[Start]

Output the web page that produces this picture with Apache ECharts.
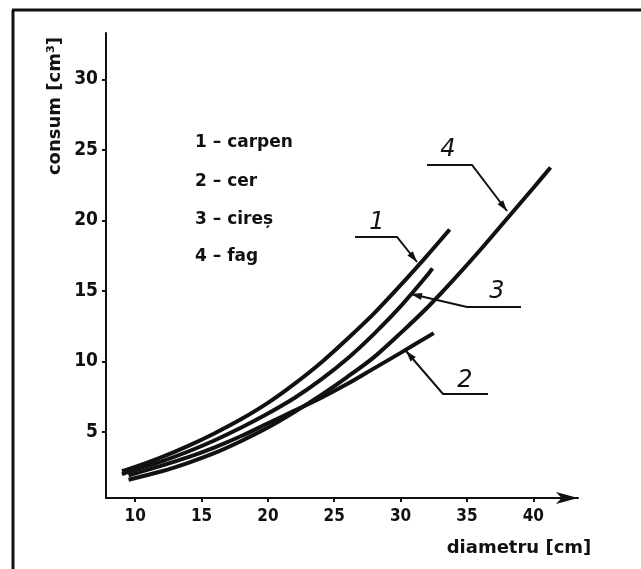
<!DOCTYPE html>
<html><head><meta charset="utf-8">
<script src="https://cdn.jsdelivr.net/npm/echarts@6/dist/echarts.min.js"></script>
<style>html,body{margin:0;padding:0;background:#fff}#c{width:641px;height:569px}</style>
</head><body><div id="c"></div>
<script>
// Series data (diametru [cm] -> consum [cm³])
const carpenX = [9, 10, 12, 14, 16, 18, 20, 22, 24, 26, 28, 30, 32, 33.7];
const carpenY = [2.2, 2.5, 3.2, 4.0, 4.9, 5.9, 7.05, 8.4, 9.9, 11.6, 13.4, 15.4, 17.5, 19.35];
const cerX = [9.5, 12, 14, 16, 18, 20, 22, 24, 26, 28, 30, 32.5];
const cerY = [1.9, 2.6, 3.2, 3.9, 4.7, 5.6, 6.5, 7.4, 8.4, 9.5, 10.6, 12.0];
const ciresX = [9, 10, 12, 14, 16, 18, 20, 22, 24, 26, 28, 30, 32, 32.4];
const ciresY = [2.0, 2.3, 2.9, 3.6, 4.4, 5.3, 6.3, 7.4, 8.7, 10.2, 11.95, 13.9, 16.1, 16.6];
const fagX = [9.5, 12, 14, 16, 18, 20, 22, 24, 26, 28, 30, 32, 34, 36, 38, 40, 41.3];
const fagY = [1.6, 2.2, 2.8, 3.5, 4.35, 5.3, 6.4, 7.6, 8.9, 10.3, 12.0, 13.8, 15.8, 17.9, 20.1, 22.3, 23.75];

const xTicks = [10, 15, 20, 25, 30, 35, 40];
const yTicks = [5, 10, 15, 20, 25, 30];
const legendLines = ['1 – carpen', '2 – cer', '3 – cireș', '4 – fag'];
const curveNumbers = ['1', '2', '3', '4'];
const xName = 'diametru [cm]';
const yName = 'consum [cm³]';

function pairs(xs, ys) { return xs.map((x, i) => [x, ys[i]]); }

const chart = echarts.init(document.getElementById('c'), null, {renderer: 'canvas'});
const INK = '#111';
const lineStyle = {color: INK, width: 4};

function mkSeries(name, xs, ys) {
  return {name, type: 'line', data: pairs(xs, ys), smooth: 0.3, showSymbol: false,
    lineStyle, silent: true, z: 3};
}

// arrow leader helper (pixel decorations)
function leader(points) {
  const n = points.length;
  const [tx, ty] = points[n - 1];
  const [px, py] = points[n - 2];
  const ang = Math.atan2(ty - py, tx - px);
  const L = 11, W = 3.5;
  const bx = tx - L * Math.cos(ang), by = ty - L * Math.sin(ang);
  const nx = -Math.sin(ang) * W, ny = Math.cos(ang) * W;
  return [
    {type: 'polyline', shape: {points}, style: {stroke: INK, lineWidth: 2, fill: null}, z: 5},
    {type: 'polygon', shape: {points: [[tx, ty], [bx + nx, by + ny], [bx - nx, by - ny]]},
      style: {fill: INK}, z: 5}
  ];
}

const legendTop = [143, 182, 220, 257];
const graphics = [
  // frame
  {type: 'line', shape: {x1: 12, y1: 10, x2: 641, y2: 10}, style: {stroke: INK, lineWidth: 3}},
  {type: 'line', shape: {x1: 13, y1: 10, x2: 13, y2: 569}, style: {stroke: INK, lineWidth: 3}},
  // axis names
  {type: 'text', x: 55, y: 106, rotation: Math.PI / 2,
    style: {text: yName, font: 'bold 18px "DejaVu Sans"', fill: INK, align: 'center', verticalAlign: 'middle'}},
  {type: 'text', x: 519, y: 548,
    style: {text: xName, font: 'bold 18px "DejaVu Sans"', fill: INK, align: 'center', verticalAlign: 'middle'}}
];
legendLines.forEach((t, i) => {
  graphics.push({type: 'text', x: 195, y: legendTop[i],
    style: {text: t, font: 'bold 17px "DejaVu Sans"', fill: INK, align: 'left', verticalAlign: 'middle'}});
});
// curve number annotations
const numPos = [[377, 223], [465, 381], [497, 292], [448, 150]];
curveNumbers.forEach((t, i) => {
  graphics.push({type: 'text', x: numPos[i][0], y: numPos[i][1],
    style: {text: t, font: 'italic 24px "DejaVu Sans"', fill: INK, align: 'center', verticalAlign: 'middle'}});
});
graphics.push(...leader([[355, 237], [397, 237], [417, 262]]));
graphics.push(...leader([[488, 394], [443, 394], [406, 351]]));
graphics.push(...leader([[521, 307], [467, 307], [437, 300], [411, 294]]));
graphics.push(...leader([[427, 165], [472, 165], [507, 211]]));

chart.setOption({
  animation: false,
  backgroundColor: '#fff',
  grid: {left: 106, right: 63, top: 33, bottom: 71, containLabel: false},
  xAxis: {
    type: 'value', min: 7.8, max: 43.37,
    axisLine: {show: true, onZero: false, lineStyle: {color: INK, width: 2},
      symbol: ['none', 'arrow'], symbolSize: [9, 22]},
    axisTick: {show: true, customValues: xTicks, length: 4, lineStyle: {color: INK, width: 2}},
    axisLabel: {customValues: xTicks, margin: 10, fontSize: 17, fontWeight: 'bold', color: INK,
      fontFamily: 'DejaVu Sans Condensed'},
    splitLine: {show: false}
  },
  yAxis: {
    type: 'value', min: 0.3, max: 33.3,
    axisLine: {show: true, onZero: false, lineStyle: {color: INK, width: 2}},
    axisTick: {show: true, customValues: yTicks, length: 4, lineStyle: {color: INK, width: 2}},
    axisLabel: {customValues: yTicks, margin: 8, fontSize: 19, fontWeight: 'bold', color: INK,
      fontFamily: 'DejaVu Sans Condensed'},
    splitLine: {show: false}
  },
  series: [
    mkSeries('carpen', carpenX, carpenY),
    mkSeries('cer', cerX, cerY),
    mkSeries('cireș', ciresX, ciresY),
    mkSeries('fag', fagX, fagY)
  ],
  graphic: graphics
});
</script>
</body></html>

[End]

WHAT THE TASK REQUIRES
Take the listing above and print it exactly, apart from the pictures.

RESPONSE FOR THIS EXERCISE
Output the web page that produces this picture with Apache ECharts.
<!DOCTYPE html>
<html><head><meta charset="utf-8">
<script src="https://cdn.jsdelivr.net/npm/echarts@6/dist/echarts.min.js"></script>
<style>html,body{margin:0;padding:0;background:#fff}#c{width:641px;height:569px}</style>
</head><body><div id="c"></div>
<script>
// Series data (diametru [cm] -> consum [cm³])
const carpenX = [9, 10, 12, 14, 16, 18, 20, 22, 24, 26, 28, 30, 32, 33.7];
const carpenY = [2.2, 2.5, 3.2, 4.0, 4.9, 5.9, 7.05, 8.4, 9.9, 11.6, 13.4, 15.4, 17.5, 19.35];
const cerX = [9.5, 12, 14, 16, 18, 20, 22, 24, 26, 28, 30, 32.5];
const cerY = [1.9, 2.6, 3.2, 3.9, 4.7, 5.6, 6.5, 7.4, 8.4, 9.5, 10.6, 12.0];
const ciresX = [9, 10, 12, 14, 16, 18, 20, 22, 24, 26, 28, 30, 32, 32.4];
const ciresY = [2.0, 2.3, 2.9, 3.6, 4.4, 5.3, 6.3, 7.4, 8.7, 10.2, 11.95, 13.9, 16.1, 16.6];
const fagX = [9.5, 12, 14, 16, 18, 20, 22, 24, 26, 28, 30, 32, 34, 36, 38, 40, 41.3];
const fagY = [1.6, 2.2, 2.8, 3.5, 4.35, 5.3, 6.4, 7.6, 8.9, 10.3, 12.0, 13.8, 15.8, 17.9, 20.1, 22.3, 23.75];

const xTicks = [10, 15, 20, 25, 30, 35, 40];
const yTicks = [5, 10, 15, 20, 25, 30];
const legendLines = ['1 – carpen', '2 – cer', '3 – cireș', '4 – fag'];
const curveNumbers = ['1', '2', '3', '4'];
const xName = 'diametru [cm]';
const yName = 'consum [cm³]';

function pairs(xs, ys) { return xs.map((x, i) => [x, ys[i]]); }

const chart = echarts.init(document.getElementById('c'), null, {renderer: 'canvas'});
const INK = '#111';
const lineStyle = {color: INK, width: 4};

function mkSeries(name, xs, ys) {
  return {name, type: 'line', data: pairs(xs, ys), smooth: 0.3, showSymbol: false,
    lineStyle, silent: true, z: 3};
}

// arrow leader helper (pixel decorations)
function leader(points) {
  const n = points.length;
  const [tx, ty] = points[n - 1];
  const [px, py] = points[n - 2];
  const ang = Math.atan2(ty - py, tx - px);
  const L = 11, W = 3.5;
  const bx = tx - L * Math.cos(ang), by = ty - L * Math.sin(ang);
  const nx = -Math.sin(ang) * W, ny = Math.cos(ang) * W;
  return [
    {type: 'polyline', shape: {points}, style: {stroke: INK, lineWidth: 2, fill: null}, z: 5},
    {type: 'polygon', shape: {points: [[tx, ty], [bx + nx, by + ny], [bx - nx, by - ny]]},
      style: {fill: INK}, z: 5}
  ];
}

const legendTop = [143, 182, 220, 257];
const graphics = [
  // frame
  {type: 'line', shape: {x1: 12, y1: 10, x2: 641, y2: 10}, style: {stroke: INK, lineWidth: 3}},
  {type: 'line', shape: {x1: 13, y1: 10, x2: 13, y2: 569}, style: {stroke: INK, lineWidth: 3}},
  // axis names
  {type: 'text', x: 55, y: 106, rotation: Math.PI / 2,
    style: {text: yName, font: 'bold 18px "DejaVu Sans"', fill: INK, align: 'center', verticalAlign: 'middle'}},
  {type: 'text', x: 519, y: 548,
    style: {text: xName, font: 'bold 18px "DejaVu Sans"', fill: INK, align: 'center', verticalAlign: 'middle'}}
];
legendLines.forEach((t, i) => {
  graphics.push({type: 'text', x: 195, y: legendTop[i],
    style: {text: t, font: 'bold 17px "DejaVu Sans"', fill: INK, align: 'left', verticalAlign: 'middle'}});
});
// curve number annotations
const numPos = [[377, 223], [465, 381], [497, 292], [448, 150]];
curveNumbers.forEach((t, i) => {
  graphics.push({type: 'text', x: numPos[i][0], y: numPos[i][1],
    style: {text: t, font: 'italic 24px "DejaVu Sans"', fill: INK, align: 'center', verticalAlign: 'middle'}});
});
graphics.push(...leader([[355, 237], [397, 237], [417, 262]]));
graphics.push(...leader([[488, 394], [443, 394], [406, 351]]));
graphics.push(...leader([[521, 307], [467, 307], [437, 300], [411, 294]]));
graphics.push(...leader([[427, 165], [472, 165], [507, 211]]));

chart.setOption({
  animation: false,
  backgroundColor: '#fff',
  grid: {left: 106, right: 63, top: 33, bottom: 71, containLabel: false},
  xAxis: {
    type: 'value', min: 7.8, max: 43.37,
    axisLine: {show: true, onZero: false, lineStyle: {color: INK, width: 2},
      symbol: ['none', 'arrow'], symbolSize: [9, 22]},
    axisTick: {show: true, customValues: xTicks, length: 4, lineStyle: {color: INK, width: 2}},
    axisLabel: {customValues: xTicks, margin: 10, fontSize: 17, fontWeight: 'bold', color: INK,
      fontFamily: 'DejaVu Sans Condensed'},
    splitLine: {show: false}
  },
  yAxis: {
    type: 'value', min: 0.3, max: 33.3,
    axisLine: {show: true, onZero: false, lineStyle: {color: INK, width: 2}},
    axisTick: {show: true, customValues: yTicks, length: 4, lineStyle: {color: INK, width: 2}},
    axisLabel: {customValues: yTicks, margin: 8, fontSize: 19, fontWeight: 'bold', color: INK,
      fontFamily: 'DejaVu Sans Condensed'},
    splitLine: {show: false}
  },
  series: [
    mkSeries('carpen', carpenX, carpenY),
    mkSeries('cer', cerX, cerY),
    mkSeries('cireș', ciresX, ciresY),
    mkSeries('fag', fagX, fagY)
  ],
  graphic: graphics
});
</script>
</body></html>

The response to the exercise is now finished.